>> Start

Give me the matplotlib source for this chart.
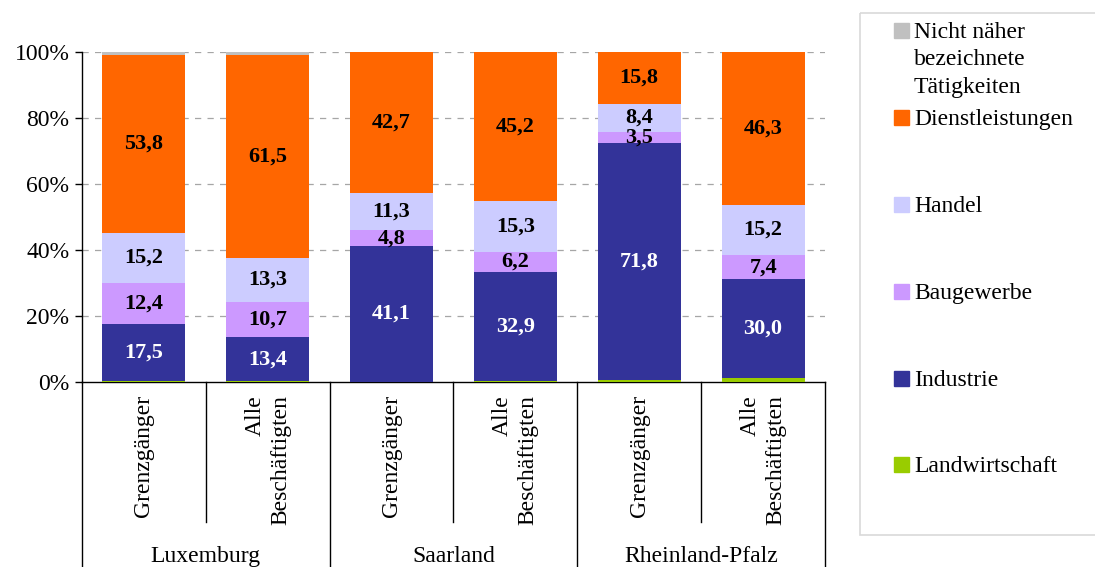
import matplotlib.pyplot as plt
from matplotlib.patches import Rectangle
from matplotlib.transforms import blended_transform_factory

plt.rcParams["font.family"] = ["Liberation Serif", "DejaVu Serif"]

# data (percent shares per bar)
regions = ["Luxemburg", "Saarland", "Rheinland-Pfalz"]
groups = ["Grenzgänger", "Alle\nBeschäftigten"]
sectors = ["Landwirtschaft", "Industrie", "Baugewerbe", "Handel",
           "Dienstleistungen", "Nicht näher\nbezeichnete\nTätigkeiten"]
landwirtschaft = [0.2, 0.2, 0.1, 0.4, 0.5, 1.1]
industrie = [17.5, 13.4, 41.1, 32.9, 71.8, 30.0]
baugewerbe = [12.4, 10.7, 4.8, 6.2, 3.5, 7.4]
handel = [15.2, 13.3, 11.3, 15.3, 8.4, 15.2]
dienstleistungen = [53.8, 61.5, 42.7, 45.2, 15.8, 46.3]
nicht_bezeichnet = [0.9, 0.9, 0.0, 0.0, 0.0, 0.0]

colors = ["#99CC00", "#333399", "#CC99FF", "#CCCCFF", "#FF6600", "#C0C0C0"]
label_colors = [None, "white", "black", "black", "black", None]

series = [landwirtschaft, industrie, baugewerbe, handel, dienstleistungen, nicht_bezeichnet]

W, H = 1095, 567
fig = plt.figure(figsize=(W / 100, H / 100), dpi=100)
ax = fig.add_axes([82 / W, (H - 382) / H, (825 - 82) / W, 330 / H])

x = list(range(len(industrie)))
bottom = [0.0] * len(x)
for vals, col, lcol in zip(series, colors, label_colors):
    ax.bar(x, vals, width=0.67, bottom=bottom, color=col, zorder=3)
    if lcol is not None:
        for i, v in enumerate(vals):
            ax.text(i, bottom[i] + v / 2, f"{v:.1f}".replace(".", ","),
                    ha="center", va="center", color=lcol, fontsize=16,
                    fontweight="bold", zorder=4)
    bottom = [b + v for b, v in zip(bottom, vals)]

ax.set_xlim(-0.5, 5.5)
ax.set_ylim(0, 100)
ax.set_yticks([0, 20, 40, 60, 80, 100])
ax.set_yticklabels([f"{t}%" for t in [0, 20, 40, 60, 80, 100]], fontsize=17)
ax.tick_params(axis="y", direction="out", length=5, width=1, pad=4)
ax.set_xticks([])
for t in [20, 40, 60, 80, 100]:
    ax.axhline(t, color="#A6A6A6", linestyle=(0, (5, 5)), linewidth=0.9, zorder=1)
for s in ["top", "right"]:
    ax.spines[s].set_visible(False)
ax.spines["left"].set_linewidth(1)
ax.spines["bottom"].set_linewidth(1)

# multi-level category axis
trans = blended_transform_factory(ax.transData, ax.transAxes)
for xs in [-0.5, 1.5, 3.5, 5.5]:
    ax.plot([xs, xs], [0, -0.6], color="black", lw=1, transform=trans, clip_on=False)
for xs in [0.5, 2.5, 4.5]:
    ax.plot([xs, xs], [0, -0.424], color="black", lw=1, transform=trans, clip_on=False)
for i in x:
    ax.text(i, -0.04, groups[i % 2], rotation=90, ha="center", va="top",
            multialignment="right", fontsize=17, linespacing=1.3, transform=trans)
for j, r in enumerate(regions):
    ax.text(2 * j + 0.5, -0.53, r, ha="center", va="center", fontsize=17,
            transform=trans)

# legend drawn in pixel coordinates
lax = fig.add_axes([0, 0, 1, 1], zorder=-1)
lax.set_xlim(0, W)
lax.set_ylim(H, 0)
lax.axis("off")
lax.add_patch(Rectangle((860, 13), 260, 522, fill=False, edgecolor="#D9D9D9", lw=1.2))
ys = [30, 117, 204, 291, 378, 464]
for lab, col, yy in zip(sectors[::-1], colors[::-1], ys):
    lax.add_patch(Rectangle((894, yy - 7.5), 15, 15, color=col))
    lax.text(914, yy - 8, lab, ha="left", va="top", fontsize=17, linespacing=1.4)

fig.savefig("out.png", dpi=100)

>> End

Print the whole listing above once more, word for word, without its pictures.

Give me the matplotlib source for this chart.
import matplotlib.pyplot as plt
from matplotlib.patches import Rectangle
from matplotlib.transforms import blended_transform_factory

plt.rcParams["font.family"] = ["Liberation Serif", "DejaVu Serif"]

# data (percent shares per bar)
regions = ["Luxemburg", "Saarland", "Rheinland-Pfalz"]
groups = ["Grenzgänger", "Alle\nBeschäftigten"]
sectors = ["Landwirtschaft", "Industrie", "Baugewerbe", "Handel",
           "Dienstleistungen", "Nicht näher\nbezeichnete\nTätigkeiten"]
landwirtschaft = [0.2, 0.2, 0.1, 0.4, 0.5, 1.1]
industrie = [17.5, 13.4, 41.1, 32.9, 71.8, 30.0]
baugewerbe = [12.4, 10.7, 4.8, 6.2, 3.5, 7.4]
handel = [15.2, 13.3, 11.3, 15.3, 8.4, 15.2]
dienstleistungen = [53.8, 61.5, 42.7, 45.2, 15.8, 46.3]
nicht_bezeichnet = [0.9, 0.9, 0.0, 0.0, 0.0, 0.0]

colors = ["#99CC00", "#333399", "#CC99FF", "#CCCCFF", "#FF6600", "#C0C0C0"]
label_colors = [None, "white", "black", "black", "black", None]

series = [landwirtschaft, industrie, baugewerbe, handel, dienstleistungen, nicht_bezeichnet]

W, H = 1095, 567
fig = plt.figure(figsize=(W / 100, H / 100), dpi=100)
ax = fig.add_axes([82 / W, (H - 382) / H, (825 - 82) / W, 330 / H])

x = list(range(len(industrie)))
bottom = [0.0] * len(x)
for vals, col, lcol in zip(series, colors, label_colors):
    ax.bar(x, vals, width=0.67, bottom=bottom, color=col, zorder=3)
    if lcol is not None:
        for i, v in enumerate(vals):
            ax.text(i, bottom[i] + v / 2, f"{v:.1f}".replace(".", ","),
                    ha="center", va="center", color=lcol, fontsize=16,
                    fontweight="bold", zorder=4)
    bottom = [b + v for b, v in zip(bottom, vals)]

ax.set_xlim(-0.5, 5.5)
ax.set_ylim(0, 100)
ax.set_yticks([0, 20, 40, 60, 80, 100])
ax.set_yticklabels([f"{t}%" for t in [0, 20, 40, 60, 80, 100]], fontsize=17)
ax.tick_params(axis="y", direction="out", length=5, width=1, pad=4)
ax.set_xticks([])
for t in [20, 40, 60, 80, 100]:
    ax.axhline(t, color="#A6A6A6", linestyle=(0, (5, 5)), linewidth=0.9, zorder=1)
for s in ["top", "right"]:
    ax.spines[s].set_visible(False)
ax.spines["left"].set_linewidth(1)
ax.spines["bottom"].set_linewidth(1)

# multi-level category axis
trans = blended_transform_factory(ax.transData, ax.transAxes)
for xs in [-0.5, 1.5, 3.5, 5.5]:
    ax.plot([xs, xs], [0, -0.6], color="black", lw=1, transform=trans, clip_on=False)
for xs in [0.5, 2.5, 4.5]:
    ax.plot([xs, xs], [0, -0.424], color="black", lw=1, transform=trans, clip_on=False)
for i in x:
    ax.text(i, -0.04, groups[i % 2], rotation=90, ha="center", va="top",
            multialignment="right", fontsize=17, linespacing=1.3, transform=trans)
for j, r in enumerate(regions):
    ax.text(2 * j + 0.5, -0.53, r, ha="center", va="center", fontsize=17,
            transform=trans)

# legend drawn in pixel coordinates
lax = fig.add_axes([0, 0, 1, 1], zorder=-1)
lax.set_xlim(0, W)
lax.set_ylim(H, 0)
lax.axis("off")
lax.add_patch(Rectangle((860, 13), 260, 522, fill=False, edgecolor="#D9D9D9", lw=1.2))
ys = [30, 117, 204, 291, 378, 464]
for lab, col, yy in zip(sectors[::-1], colors[::-1], ys):
    lax.add_patch(Rectangle((894, yy - 7.5), 15, 15, color=col))
    lax.text(914, yy - 8, lab, ha="left", va="top", fontsize=17, linespacing=1.4)

fig.savefig("out.png", dpi=100)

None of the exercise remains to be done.